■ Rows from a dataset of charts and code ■
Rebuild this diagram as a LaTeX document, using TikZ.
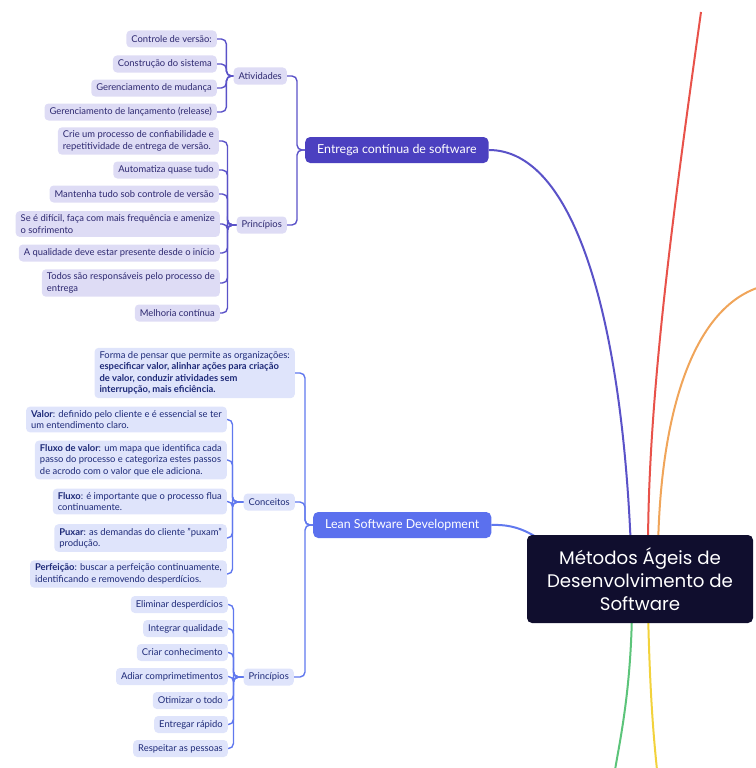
\documentclass[tikz,border=0pt]{standalone}
\usepackage{fontspec}
\setmainfont{Lato}
\newfontfamily\titlefont{Poppins}
\usetikzlibrary{backgrounds}

\definecolor{indFill}{HTML}{4B40C0}
\definecolor{indLine}{HTML}{5A52C8}
\definecolor{lavA}{HTML}{DEDCF5}
\definecolor{inkA}{HTML}{2D2870}
\definecolor{bluFill}{HTML}{5B70EE}
\definecolor{bluLine}{HTML}{6078EE}
\definecolor{lavB}{HTML}{DFE4FB}
\definecolor{inkB}{HTML}{1E2A78}
\definecolor{navy}{HTML}{100E2E}
\definecolor{redL}{HTML}{E8524A}
\definecolor{orangeL}{HTML}{F0A55A}
\definecolor{greenL}{HTML}{5CC47A}
\definecolor{yellowL}{HTML}{F2D23C}

\tikzset{
  leaf/.style={rounded corners=4, inner xsep=5, inner ysep=3.6, minimum height=17,
    font=\fontsize{9.4}{11.5}\selectfont, align=left, anchor=east},
  leafA/.style={leaf, fill=lavA, text=inkA},
  leafB/.style={leaf, fill=lavB, text=inkB},
  branch/.style={rounded corners=5, minimum height=26, inner xsep=12, anchor=west,
    font=\fontsize{12.4}{14}\selectfont, text=white},
  connA/.style={draw=indLine, line width=1.4, rounded corners=5},
  connB/.style={draw=bluLine, line width=1.4, rounded corners=5},
  trunk/.style={line width=2},
}

\begin{document}
\begin{tikzpicture}[x=1pt,y=-1pt]
\useasboundingbox (0,0) rectangle (755,768);

% ---------- central topic ----------
\node[fill=navy, text=white, rounded corners=5, minimum width=226, minimum height=88,
      align=center, font=\titlefont\fontsize{18.2}{23}\selectfont] (core) at (640,579)
  {Métodos Ágeis de\\Desenvolvimento de\\Software};

% ---------- branch: Entrega contínua ----------
\node[branch, fill=indFill] (ent) at (305,150) {Entrega contínua de software};

\node[leafA] (ativ) at (287,76) {Atividades};
\node[leafA] (a1) at (217,39) {Controle de versão:};
\node[leafA] (a2) at (217,64) {Construção do sistema};
\node[leafA] (a3) at (217,88) {Gerenciamento de mudança};
\node[leafA] (a4) at (217,112) {Gerenciamento de lançamento (release)};

\node[leafA] (prA) at (287,225) {Princípios};
\node[leafA] (p1) at (219,141) {Crie um processo de confiabilidade e\\repetitividade de entrega de versão.};
\node[leafA] (p2) at (219,170) {Automatiza quase tudo};
\node[leafA] (p3) at (219,194) {Mantenha tudo sob controle de versão};
\node[leafA] (p4) at (220,224) {Se é difícil, faça com mais frequência e amenize\\o sofrimento};
\node[leafA] (p5) at (220,253) {A qualidade deve estar presente desde o início};
\node[leafA] (p6) at (220,283) {Todos são responsáveis pelo processo de\\entrega};
\node[leafA] (p7) at (220,313) {Melhoria contínua};

\coordinate (jEnt) at ([xshift=-8]ent.west);
\coordinate (jAtiv) at ([xshift=-7]ativ.west);
\coordinate (jPrA) at ([xshift=-9]prA.west);

\foreach \c in {ativ,prA} \draw[connA] (\c.east) -| (jEnt) -- (ent.west);
\foreach \c in {a1,a2,a3,a4} \draw[connA] (\c.east) -| (jAtiv) -- (ativ.west);
\foreach \c in {p1,p2,p3,p4,p5,p6,p7} \draw[connA] (\c.east) -| (jPrA) -- (prA.west);

% ---------- branch: Lean ----------
\node[branch, fill=bluFill] (lean) at (313,525) {Lean Software Development};

\node[leafB] (forma) at (295,373) {Forma de pensar que permite as organizações:\\
  \textbf{especificar valor, alinhar ações para criação}\\
  \textbf{de valor, conduzir atividades sem}\\
  \textbf{interrupção, mais eficiência.}};

\node[leafB] (conc) at (295,502) {Conceitos};
\node[leafB] (v1) at (227,419.5) {\textbf{Valor}: definido pelo cliente e é essencial se ter\\um entendimento claro.};
\node[leafB] (v2) at (227,460) {\textbf{Fluxo de valor}: um mapa que identifica cada\\passo do processo e categoriza estes passos\\de acrodo com o valor que ele adiciona.};
\node[leafB] (v3) at (227,501.5) {\textbf{Fluxo}: é importante que o processo flua\\continuamente.};
\node[leafB] (v4) at (227,538) {\textbf{Puxar}: as demandas do cliente "puxam"\\produção.};
\node[leafB] (v5) at (227,574) {\textbf{Perfeição}: buscar a perfeição continuamente,\\identificando e removendo desperdícios.};

\node[leafB] (prB) at (294,677) {Princípios};
\node[leafB] (q1) at (228,604.5) {Eliminar desperdícios};
\node[leafB] (q2) at (228,628.5) {Integrar qualidade};
\node[leafB] (q3) at (228,652.5) {Criar conhecimento};
\node[leafB] (q4) at (228,676.5) {Adiar comprimetimentos};
\node[leafB] (q5) at (228,700.5) {Otimizar o todo};
\node[leafB] (q6) at (228,724.5) {Entregar rápido};
\node[leafB] (q7) at (228,748.5) {Respeitar as pessoas};

\coordinate (jLean) at ([xshift=-8]lean.west);
\coordinate (jConc) at ([xshift=-11]conc.west);
\coordinate (jPrB) at ([xshift=-10]prB.west);

\foreach \c in {forma,conc,prB} \draw[connB] (\c.east) -| (jLean) -- (lean.west);
\foreach \c in {v1,v2,v3,v4,v5} \draw[connB] (\c.east) -| (jConc) -- (conc.west);
\foreach \c in {q1,q2,q3,q4,q5,q6,q7} \draw[connB] (\c.east) -| (jPrB) -- (prB.west);

% ---------- main branches into the central topic ----------
\coordinate (kEnt) at (631,550);
\coordinate (kLean) at (548,545);
\coordinate (kRed) at (648,550);
\coordinate (kOrange) at (658,550);
\coordinate (kGreen) at (632,610);
\coordinate (kYellow) at (648,610);
\coordinate (tRed) at (701,12);
\coordinate (tOrange) at (757,288);
\coordinate (tGreen) at (615,770);
\coordinate (tYellow) at (657,770);

\begin{scope}[on background layer]
  \draw[trunk, draw=indLine] (ent.east) .. controls (575,150) and (622,320) .. (kEnt);
  \draw[trunk, draw=bluLine] (lean.east) .. controls (515,524) and (530,532) .. (kLean);
  \draw[trunk, draw=redL] (tRed) .. controls (672,220) and (648,400) .. (kRed);
  \draw[trunk, draw=orangeL] (tOrange) .. controls (690,312) and (660,420) .. (kOrange);
  \draw[trunk, draw=greenL] (kGreen) .. controls (631,690) and (620,740) .. (tGreen);
  \draw[trunk, draw=yellowL] (kYellow) .. controls (650,700) and (654,740) .. (tYellow);
\end{scope}
\end{tikzpicture}
\end{document}
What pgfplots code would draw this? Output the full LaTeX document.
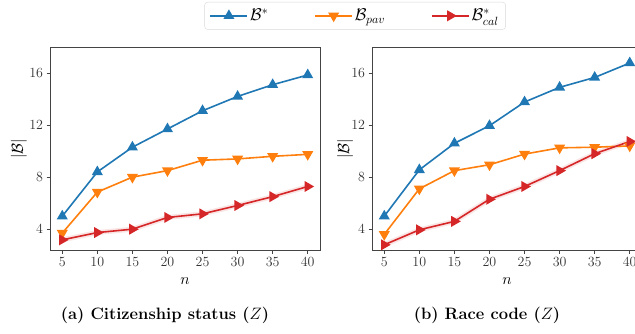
\RequirePackage{fix-cm}
\documentclass[border=0pt]{standalone}
\usepackage{pgfplots}
\pgfplotsset{compat=1.18}
\definecolor{tabblue}{HTML}{1F77B4}
\definecolor{taborange}{HTML}{FF7F0E}
\definecolor{tabred}{HTML}{D62728}
\definecolor{spine}{HTML}{444444}

\pgfplotsset{
  myaxis/.style={
    scale only axis, width=270pt, height=203pt,
    xmin=3.25, xmax=41.75, ymin=2.4, ymax=18,
    xtick={5,10,...,40}, ytick={4,8,12,16},
    tick align=outside, tick pos=left, major tick length=3.5pt,
    tick style={spine, line width=0.8pt},
    axis line style={spine, line width=0.9pt},
    ticklabel style={font=\fontsize{14}{16}\selectfont, text=black!80},
    xlabel={$n$}, ylabel={$|\mathcal{B}|$},
    label style={font=\fontsize{16}{18}\selectfont},
    xlabel style={at={(axis description cs:0.5,-0.153)}, anchor=center},
    every axis plot/.append style={line width=1.6pt},
    legend image code/.code={\draw[mark repeat=2,mark phase=2,##1] plot coordinates {(0pt,0pt) (18.5pt,0pt) (37pt,0pt)};},
  },
  bstar/.style={tabblue, mark=triangle*, mark size=4.8pt, mark options={solid}},
  bpav/.style={taborange, mark=triangle*, mark size=4.8pt, mark options={solid, rotate=180}},
  bcal/.style={tabred, mark=triangle*, mark size=4.8pt, mark options={solid, rotate=-90}},
  band/.style={tabred, line width=5pt, opacity=0.12, forget plot},
}

\begin{document}
\begin{tikzpicture}[x=1pt,y=1pt]
\useasboundingbox (0,0) rectangle (635,333);

\begin{axis}[myaxis, at={(50pt,83pt)}, anchor=south west,
  ylabel style={at={(axis description cs:-0.115,0.5)}, anchor=center},
  legend columns=3,
  legend style={at={(rel axis cs:1.13,1.2217)}, anchor=north,
    draw=black!15, rounded corners=3pt, inner xsep=5pt, inner ysep=5pt,
    font=\fontsize{17}{19}\selectfont,
    /tikz/every even column/.append style={column sep=44pt}},
]
\addplot[band] coordinates {(5,3.18) (10,3.74) (15,4.0) (20,4.9) (25,5.18) (30,5.82) (35,6.5) (40,7.28)};
\addplot[bstar] coordinates {(5,5.0) (10,8.4) (15,10.3) (20,11.7) (25,13.1) (30,14.2) (35,15.1) (40,15.85)};
\addplot[bpav] coordinates {(5,3.7) (10,6.85) (15,8.0) (20,8.5) (25,9.3) (30,9.4) (35,9.6) (40,9.75)};
\addplot[bcal] coordinates {(5,3.18) (10,3.74) (15,4.0) (20,4.9) (25,5.18) (30,5.82) (35,6.5) (40,7.28)};
\legend{$\mathcal{B}^{*}$, $\mathcal{B}_{pav}$, $\mathcal{B}^{*}_{cal}$}
\end{axis}

\begin{axis}[myaxis, at={(372pt,83pt)}, anchor=south west,
  ylabel style={at={(axis description cs:-0.1,0.5)}, anchor=center},
]
\addplot[band] coordinates {(5,2.8) (10,3.95) (15,4.6) (20,6.3) (25,7.28) (30,8.5) (35,9.8) (40,10.74)};
\addplot[bstar] coordinates {(5,5.0) (10,8.56) (15,10.6) (20,11.95) (25,13.77) (30,14.9) (35,15.66) (40,16.77)};
\addplot[bpav] coordinates {(5,3.6) (10,7.1) (15,8.5) (20,8.95) (25,9.77) (30,10.25) (35,10.3) (40,10.4)};
\addplot[bcal] coordinates {(5,2.8) (10,3.95) (15,4.6) (20,6.3) (25,7.28) (30,8.5) (35,9.8) (40,10.74)};
\end{axis}

\node[font=\bfseries\fontsize{16.5}{18}\selectfont] at (165,18) {(a) Citizenship status ($Z$)};
\node[font=\bfseries\fontsize{16.5}{18}\selectfont] at (487,18) {(b) Race code ($Z$)};
\end{tikzpicture}
\end{document}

■ WHAT THE EXERCISE ASKS ■
Looking above, find the stretch of lines that opens with the one holding "What pgfplots code" and closes with the one holding "(0,0) rectangle (635,333);". Copy it exactly, pictures excluded.

■ EXERCISE ANSWER ■
What pgfplots code would draw this? Output the full LaTeX document.
\RequirePackage{fix-cm}
\documentclass[border=0pt]{standalone}
\usepackage{pgfplots}
\pgfplotsset{compat=1.18}
\definecolor{tabblue}{HTML}{1F77B4}
\definecolor{taborange}{HTML}{FF7F0E}
\definecolor{tabred}{HTML}{D62728}
\definecolor{spine}{HTML}{444444}

\pgfplotsset{
  myaxis/.style={
    scale only axis, width=270pt, height=203pt,
    xmin=3.25, xmax=41.75, ymin=2.4, ymax=18,
    xtick={5,10,...,40}, ytick={4,8,12,16},
    tick align=outside, tick pos=left, major tick length=3.5pt,
    tick style={spine, line width=0.8pt},
    axis line style={spine, line width=0.9pt},
    ticklabel style={font=\fontsize{14}{16}\selectfont, text=black!80},
    xlabel={$n$}, ylabel={$|\mathcal{B}|$},
    label style={font=\fontsize{16}{18}\selectfont},
    xlabel style={at={(axis description cs:0.5,-0.153)}, anchor=center},
    every axis plot/.append style={line width=1.6pt},
    legend image code/.code={\draw[mark repeat=2,mark phase=2,##1] plot coordinates {(0pt,0pt) (18.5pt,0pt) (37pt,0pt)};},
  },
  bstar/.style={tabblue, mark=triangle*, mark size=4.8pt, mark options={solid}},
  bpav/.style={taborange, mark=triangle*, mark size=4.8pt, mark options={solid, rotate=180}},
  bcal/.style={tabred, mark=triangle*, mark size=4.8pt, mark options={solid, rotate=-90}},
  band/.style={tabred, line width=5pt, opacity=0.12, forget plot},
}

\begin{document}
\begin{tikzpicture}[x=1pt,y=1pt]
\useasboundingbox (0,0) rectangle (635,333);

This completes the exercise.